Today, Foreign Secretary Marcelo Ebrard hosted a breakfast with representatives from the CARICOM countries during the 7th Summit of Heads of State and Government of the Community of Latin American and Caribbean States (CELAC), which is taking place in Buenos Aires, Argentina.
The Foreign Secretary welcomed the Prime Minister of Saint Vincent and the Grenadines, Ralph Everard Gonsalves, and his counterparts from the Bahamas, Barbados, Belize, Dominica, Grenada, Guyana, Haiti, Jamaica, Saint Kitts and Nevis, Saint Lucia, Suriname and Trinidad and Tobago, in addition to Caricom Deputy Secretary-General Armstrong Alexis.

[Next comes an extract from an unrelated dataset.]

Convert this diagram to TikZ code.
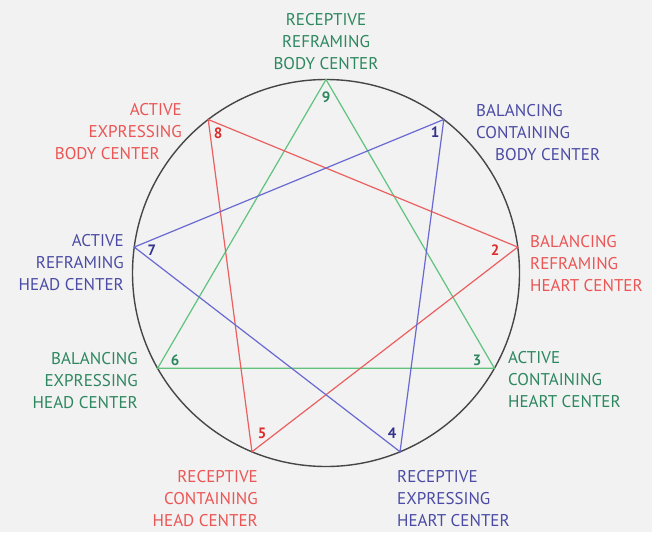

Foreign Secretary Ebrard announced Mexico's interest in holding the Fifth Mexico-Caricom Summit, scheduled for this year, in Mexico City. The Summit was originally planned for March 2020, but was postponed due to the COVID-19 pandemic.

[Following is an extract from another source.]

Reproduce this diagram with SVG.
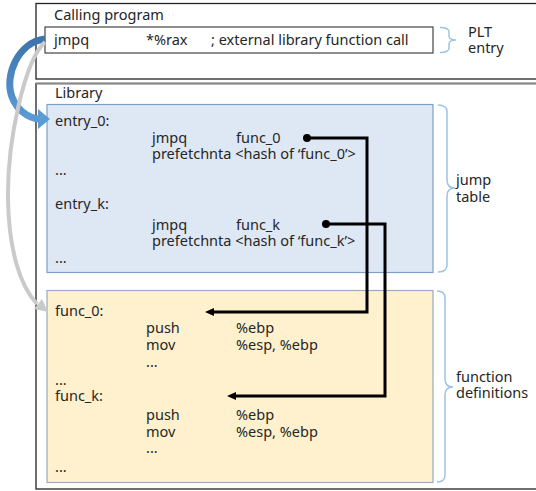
<svg xmlns="http://www.w3.org/2000/svg" width="536" height="491" viewBox="0 0 536 491">
<defs>
<style>
text{font-family:"Noto Sans","Open Sans","Liberation Sans",sans-serif;font-size:14.5px;fill:#262626}
.frame{fill:#fff;stroke:#222;stroke-width:1.3}
.jt{fill:#dee8f5;stroke:#7f9fc6;stroke-width:1.2}
.fd{fill:#fff1cd;stroke:#9aabbd;stroke-width:1.2}
.brace{fill:none;stroke:#9dc3e6;stroke-width:1.5}
.conn{fill:none;stroke:#000;stroke-width:3}
</style>
<linearGradient id="bg" x1="0" y1="0" x2="0" y2="1">
<stop offset="0" stop-color="#3d74ad"/>
<stop offset="1" stop-color="#5b9bd5"/>
</linearGradient>
</defs>
<rect width="536" height="491" fill="#fff"/>

<g id="calling-program">
<rect class="frame" x="36" y="3.5" width="502" height="75.5"/>
<text x="54" y="20">Calling program</text>
<rect x="45" y="27" width="388" height="26" fill="#fff" stroke="#444" stroke-width="1.2"/>
<text x="54" y="45">jmpq</text>
<text x="146" y="45">*%rax</text>
<text x="211" y="45">; external library function call</text>
</g>

<g id="plt-entry">
<path class="brace" d="M440,27.5 Q449,27.5 449,32 L449,36 Q449,40 456,40 Q449,40 449,44 L449,48 Q449,52.5 440,52.5"/>
<text x="468" y="37">PLT</text>
<text x="468" y="53">entry</text>
</g>

<g id="library">
<rect x="36" y="83.5" width="502" height="405.5" fill="#fff" stroke="#222" stroke-width="1.3"/>
<line x1="36" y1="83.5" x2="536" y2="83.5" stroke="#8a8a8a" stroke-width="2"/>
<text x="55" y="98">Library</text>
</g>

<g id="jump-table">
<rect class="jt" x="47" y="104.5" width="386" height="168"/>
<text x="55" y="126">entry_0:</text>
<text x="152" y="143">jmpq</text>
<text x="236" y="143">func_0</text>
<text x="152" y="159">prefetchnta &lt;hash  of ‘func_0’&gt;</text>
<text x="55" y="175">...</text>
<text x="55" y="209">entry_k:</text>
<text x="152" y="230">jmpq</text>
<text x="236" y="230">func_k</text>
<text x="152" y="246">prefetchnta &lt;hash  of ‘func_k’&gt;</text>
<text x="55" y="263">...</text>
</g>

<g id="jump-table-label">
<path class="brace" d="M438,105 Q447,105 447,112 L447,180 Q447,188 455,188 Q447,188 447,196 L447,265 Q447,272 438,272"/>
<text x="456" y="185">jump</text>
<text x="456" y="202">table</text>
</g>

<g id="function-definitions">
<rect class="fd" x="47" y="290.5" width="386" height="192"/>
<text x="55" y="316">func_0:</text>
<text x="146" y="333">push</text>
<text x="236" y="333">%ebp</text>
<text x="146" y="350">mov</text>
<text x="236" y="350">%esp, %ebp</text>
<text x="146" y="367">...</text>
<text x="55" y="385">...</text>
<text x="55" y="401">func_k:</text>
<text x="146" y="420">push</text>
<text x="236" y="420">%ebp</text>
<text x="146" y="437">mov</text>
<text x="236" y="437">%esp, %ebp</text>
<text x="146" y="453">...</text>
<text x="55" y="472">...</text>
</g>

<g id="function-definitions-label">
<path class="brace" d="M437,291 Q445,291 445,298 L445,379 Q445,387 453,387 Q445,387 445,395 L445,475 Q445,482 437,482"/>
<text x="456" y="382">function</text>
<text x="456" y="398">definitions</text>
</g>

<g id="connectors">
<path d="M45,39 C18,42 4,76 12,97 C17,110 28,118 39,119" fill="none" stroke="url(#bg)" stroke-width="7"/>
<polygon points="38,109 50,119 38,129" fill="#5b9bd5"/>
<path d="M45,42 C25,60 7,140 8,200 C9,250 20,286 37,304" fill="none" stroke="#cacaca" stroke-width="4"/>
<polygon points="48,312 34,309 42,299" fill="#cacaca"/>
<path class="conn" d="M307,138 H367 V312 H212"/>
<circle cx="307" cy="138" r="4"/>
<polygon points="205,312 214,308 214,316"/>
<path class="conn" d="M326,224 H385 V396 H234"/>
<circle cx="326" cy="224" r="4"/>
<polygon points="227,396 236,392 236,400"/>
</g>
</svg>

At the breakfast, Mexico discussed opportunities for cooperation with the Caribbean countries based on a portfolio of investment projects especially related to climate change and its effects on natural disasters, such as hurricanes, droughts and related issues, a topic of paramount importance for the region.

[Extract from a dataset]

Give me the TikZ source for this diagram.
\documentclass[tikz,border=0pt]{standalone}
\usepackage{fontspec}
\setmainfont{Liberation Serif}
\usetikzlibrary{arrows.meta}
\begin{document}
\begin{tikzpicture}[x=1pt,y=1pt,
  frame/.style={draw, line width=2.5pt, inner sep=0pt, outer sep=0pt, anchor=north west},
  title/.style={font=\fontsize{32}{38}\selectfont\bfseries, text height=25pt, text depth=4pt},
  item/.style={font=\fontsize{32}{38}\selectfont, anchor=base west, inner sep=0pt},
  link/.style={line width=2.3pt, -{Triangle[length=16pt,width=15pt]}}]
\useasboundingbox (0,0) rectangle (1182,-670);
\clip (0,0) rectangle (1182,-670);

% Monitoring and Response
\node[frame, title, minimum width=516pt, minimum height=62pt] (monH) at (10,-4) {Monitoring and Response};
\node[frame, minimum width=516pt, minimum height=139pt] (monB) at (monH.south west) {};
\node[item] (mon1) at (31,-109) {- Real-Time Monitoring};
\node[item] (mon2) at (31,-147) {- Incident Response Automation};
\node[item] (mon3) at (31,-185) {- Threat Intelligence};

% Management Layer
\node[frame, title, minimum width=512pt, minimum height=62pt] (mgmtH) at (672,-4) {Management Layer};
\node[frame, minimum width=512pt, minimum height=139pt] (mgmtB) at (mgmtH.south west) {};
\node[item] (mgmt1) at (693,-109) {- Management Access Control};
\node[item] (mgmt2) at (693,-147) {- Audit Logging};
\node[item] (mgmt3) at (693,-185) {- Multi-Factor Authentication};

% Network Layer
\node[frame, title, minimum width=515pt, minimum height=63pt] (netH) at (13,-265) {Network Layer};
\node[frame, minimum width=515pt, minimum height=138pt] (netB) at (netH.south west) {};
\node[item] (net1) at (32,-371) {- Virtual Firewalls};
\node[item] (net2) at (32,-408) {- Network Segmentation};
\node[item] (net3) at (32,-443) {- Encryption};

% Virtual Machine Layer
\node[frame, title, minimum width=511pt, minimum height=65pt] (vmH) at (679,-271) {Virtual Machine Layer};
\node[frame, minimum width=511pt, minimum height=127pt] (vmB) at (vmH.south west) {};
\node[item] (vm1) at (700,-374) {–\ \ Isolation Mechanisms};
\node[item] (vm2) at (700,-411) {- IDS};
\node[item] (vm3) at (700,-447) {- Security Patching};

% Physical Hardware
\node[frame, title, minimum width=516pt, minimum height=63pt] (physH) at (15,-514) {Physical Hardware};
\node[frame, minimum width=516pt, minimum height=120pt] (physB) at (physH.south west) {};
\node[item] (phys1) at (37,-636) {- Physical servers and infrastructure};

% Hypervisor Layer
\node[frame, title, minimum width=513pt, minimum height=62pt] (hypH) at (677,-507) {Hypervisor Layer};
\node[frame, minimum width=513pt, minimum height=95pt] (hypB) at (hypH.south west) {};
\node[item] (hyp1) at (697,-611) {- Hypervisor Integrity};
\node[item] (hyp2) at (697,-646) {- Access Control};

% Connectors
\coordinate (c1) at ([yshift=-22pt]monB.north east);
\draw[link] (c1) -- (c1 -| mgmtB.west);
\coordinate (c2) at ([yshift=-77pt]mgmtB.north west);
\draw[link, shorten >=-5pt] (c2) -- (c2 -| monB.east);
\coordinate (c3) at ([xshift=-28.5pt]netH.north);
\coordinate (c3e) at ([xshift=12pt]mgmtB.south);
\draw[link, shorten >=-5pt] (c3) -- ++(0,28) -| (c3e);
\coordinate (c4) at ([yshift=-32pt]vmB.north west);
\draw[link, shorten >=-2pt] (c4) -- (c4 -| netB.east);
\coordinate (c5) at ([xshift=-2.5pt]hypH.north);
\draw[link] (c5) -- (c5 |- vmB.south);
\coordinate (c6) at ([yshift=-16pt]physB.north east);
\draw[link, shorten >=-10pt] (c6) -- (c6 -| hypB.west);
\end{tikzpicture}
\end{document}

Alejandro Svarch, head of the Federal Commission for Protection against Health Risks (Cofepris), presented proposals for advancing a health self-sufficiency plan, which includes boosting the region's ability to develop, produce and distribute medicines and vaccines.
Also discussed was the progress made by the Latin American and Caribbean Space Agency (ALCE), created when Mexico was President Pro Tempore of Celac in 2021. With technical and financial assistance from Mexico, the first ALCE cooperation project is underway: the Geospatial Observation Center at the University of the West Indies in Trinidad and Tobago. The Center will provide the region with geospatial information on disaster prevention. This project received support from Mexico's National Institute of Statistics and Geography (Inegi), which provided training and technical assistance.
As part of the Caribbean, Mexico seeks solid and effective ties to the region, with which we share common interests. In addition, Mexico offers its support for cooperation projects that benefit the inhabitants of these island countries, thus strengthening its role in the Caribbean and consolidating its leadership in the region.